One of the many noticeable features of Elizabeth's writing was her use of quotations and concepts from fellow writers, both past and contemporary. While many of her sources were widely recognised, at many points throughout her advice book she failed to reference who she is quoting or borrowing from. In many passages, she paraphrased ideas to suit her own needs, making others' work her own. Numerous sections of her essays contain poetry, and while some scholars call her a poet, none of the verses were her own. While she combined many poems, and altered lines and stanzas, she always conserved the overall meaning of the work. One of the main sources of Elizabeth's passages was England's Parnassus, which many quotes and ideas had been derived from.

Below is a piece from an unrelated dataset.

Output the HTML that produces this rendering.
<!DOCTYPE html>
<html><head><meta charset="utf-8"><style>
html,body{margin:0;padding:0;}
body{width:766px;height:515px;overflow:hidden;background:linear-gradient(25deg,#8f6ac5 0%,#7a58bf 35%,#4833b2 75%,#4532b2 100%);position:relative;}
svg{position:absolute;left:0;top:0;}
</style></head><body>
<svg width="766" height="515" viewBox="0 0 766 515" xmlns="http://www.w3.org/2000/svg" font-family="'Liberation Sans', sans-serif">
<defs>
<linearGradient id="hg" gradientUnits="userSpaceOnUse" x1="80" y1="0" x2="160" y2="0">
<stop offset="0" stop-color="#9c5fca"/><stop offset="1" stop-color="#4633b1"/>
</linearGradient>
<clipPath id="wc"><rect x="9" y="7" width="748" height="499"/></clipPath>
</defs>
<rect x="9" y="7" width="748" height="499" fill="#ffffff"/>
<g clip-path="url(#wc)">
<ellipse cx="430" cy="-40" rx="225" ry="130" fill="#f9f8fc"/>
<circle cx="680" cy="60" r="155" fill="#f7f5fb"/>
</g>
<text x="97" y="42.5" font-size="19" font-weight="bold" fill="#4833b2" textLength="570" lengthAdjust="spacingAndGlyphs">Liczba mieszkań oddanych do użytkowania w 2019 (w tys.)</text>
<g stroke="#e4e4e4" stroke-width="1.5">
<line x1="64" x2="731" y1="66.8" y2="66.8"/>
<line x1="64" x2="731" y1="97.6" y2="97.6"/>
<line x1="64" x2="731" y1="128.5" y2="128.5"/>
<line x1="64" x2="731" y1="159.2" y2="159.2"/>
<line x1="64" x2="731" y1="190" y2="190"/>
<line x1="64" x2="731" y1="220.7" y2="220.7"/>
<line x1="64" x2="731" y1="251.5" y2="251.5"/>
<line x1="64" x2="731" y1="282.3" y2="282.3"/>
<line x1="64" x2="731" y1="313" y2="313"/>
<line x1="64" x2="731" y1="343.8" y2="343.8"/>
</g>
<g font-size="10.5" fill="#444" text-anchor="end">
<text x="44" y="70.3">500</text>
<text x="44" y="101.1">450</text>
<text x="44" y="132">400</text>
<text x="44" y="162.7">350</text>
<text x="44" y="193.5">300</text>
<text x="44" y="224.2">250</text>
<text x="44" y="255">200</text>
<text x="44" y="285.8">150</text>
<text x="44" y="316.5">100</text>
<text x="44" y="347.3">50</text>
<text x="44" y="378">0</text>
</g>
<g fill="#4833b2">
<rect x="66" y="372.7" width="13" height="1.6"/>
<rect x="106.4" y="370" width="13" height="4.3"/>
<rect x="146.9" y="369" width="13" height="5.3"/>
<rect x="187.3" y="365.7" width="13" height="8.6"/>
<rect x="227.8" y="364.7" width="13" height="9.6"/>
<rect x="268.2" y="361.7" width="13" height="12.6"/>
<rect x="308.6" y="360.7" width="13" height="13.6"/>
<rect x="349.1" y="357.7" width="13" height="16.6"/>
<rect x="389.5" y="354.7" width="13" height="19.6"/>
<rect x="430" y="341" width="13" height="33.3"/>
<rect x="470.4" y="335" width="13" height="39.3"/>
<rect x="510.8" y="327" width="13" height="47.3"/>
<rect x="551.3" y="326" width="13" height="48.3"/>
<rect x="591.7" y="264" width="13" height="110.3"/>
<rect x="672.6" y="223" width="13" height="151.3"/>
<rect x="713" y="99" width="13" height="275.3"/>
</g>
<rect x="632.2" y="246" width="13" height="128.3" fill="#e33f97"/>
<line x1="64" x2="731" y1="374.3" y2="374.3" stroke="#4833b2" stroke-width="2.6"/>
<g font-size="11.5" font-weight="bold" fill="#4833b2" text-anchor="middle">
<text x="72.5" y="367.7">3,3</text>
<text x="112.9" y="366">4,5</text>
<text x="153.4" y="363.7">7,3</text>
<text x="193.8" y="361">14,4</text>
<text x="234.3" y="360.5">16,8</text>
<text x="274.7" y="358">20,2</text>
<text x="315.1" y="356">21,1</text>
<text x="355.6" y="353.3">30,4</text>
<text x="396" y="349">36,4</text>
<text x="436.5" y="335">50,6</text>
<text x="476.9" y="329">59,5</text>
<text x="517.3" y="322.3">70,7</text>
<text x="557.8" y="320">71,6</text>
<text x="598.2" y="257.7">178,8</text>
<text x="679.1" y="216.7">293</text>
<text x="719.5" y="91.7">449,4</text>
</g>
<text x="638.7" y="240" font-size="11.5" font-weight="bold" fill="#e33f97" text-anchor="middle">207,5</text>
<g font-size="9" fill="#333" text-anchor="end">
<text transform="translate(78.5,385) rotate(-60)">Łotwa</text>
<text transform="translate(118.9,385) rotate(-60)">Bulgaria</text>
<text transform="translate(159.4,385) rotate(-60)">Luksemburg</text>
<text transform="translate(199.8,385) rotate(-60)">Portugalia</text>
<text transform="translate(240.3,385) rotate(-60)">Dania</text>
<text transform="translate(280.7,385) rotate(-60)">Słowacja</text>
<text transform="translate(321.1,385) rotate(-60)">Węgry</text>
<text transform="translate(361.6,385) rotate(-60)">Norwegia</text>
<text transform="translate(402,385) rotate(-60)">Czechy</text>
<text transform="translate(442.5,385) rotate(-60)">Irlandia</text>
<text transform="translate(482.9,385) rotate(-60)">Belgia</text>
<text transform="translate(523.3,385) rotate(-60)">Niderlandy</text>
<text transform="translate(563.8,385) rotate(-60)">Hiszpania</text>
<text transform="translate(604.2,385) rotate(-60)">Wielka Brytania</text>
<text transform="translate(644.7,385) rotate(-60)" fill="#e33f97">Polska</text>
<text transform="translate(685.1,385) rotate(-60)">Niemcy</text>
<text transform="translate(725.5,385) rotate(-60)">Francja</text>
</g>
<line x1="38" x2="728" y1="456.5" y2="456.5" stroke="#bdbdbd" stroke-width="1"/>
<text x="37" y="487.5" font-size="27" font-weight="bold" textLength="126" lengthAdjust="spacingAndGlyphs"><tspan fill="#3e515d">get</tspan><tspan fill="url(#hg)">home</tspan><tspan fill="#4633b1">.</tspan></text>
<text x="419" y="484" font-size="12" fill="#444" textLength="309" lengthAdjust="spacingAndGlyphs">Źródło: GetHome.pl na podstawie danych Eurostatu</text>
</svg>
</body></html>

Grimston's method of borrowing others' work and making it her own not only made her work more successful and convincing, but also proved her high level of education. Her knowledge of the Bible, as well as Latin, Italian, and Greek become quite clear as readers encounter the numerous quotes and passages she derives from various works she would have been familiar with during her time. "Parallel sentiment" in the two parts of her book, as well as continued proof of knowledge and familiarity with religion, are evidence that Elizabeth wrote the book in its entirety herself.

==Death==
Little is known about the death of Elizabeth Grymeston. There are no death records or cause of death for Elizabeth, but she was not alive when her book was published in 1604; she probably died in 1602–1603. Scholars propose that the editor of the first two editions of her work was Christopher, as the second edition has an authentic coat of arms, implying that a member of her family was closely involved in its publication and authorised it.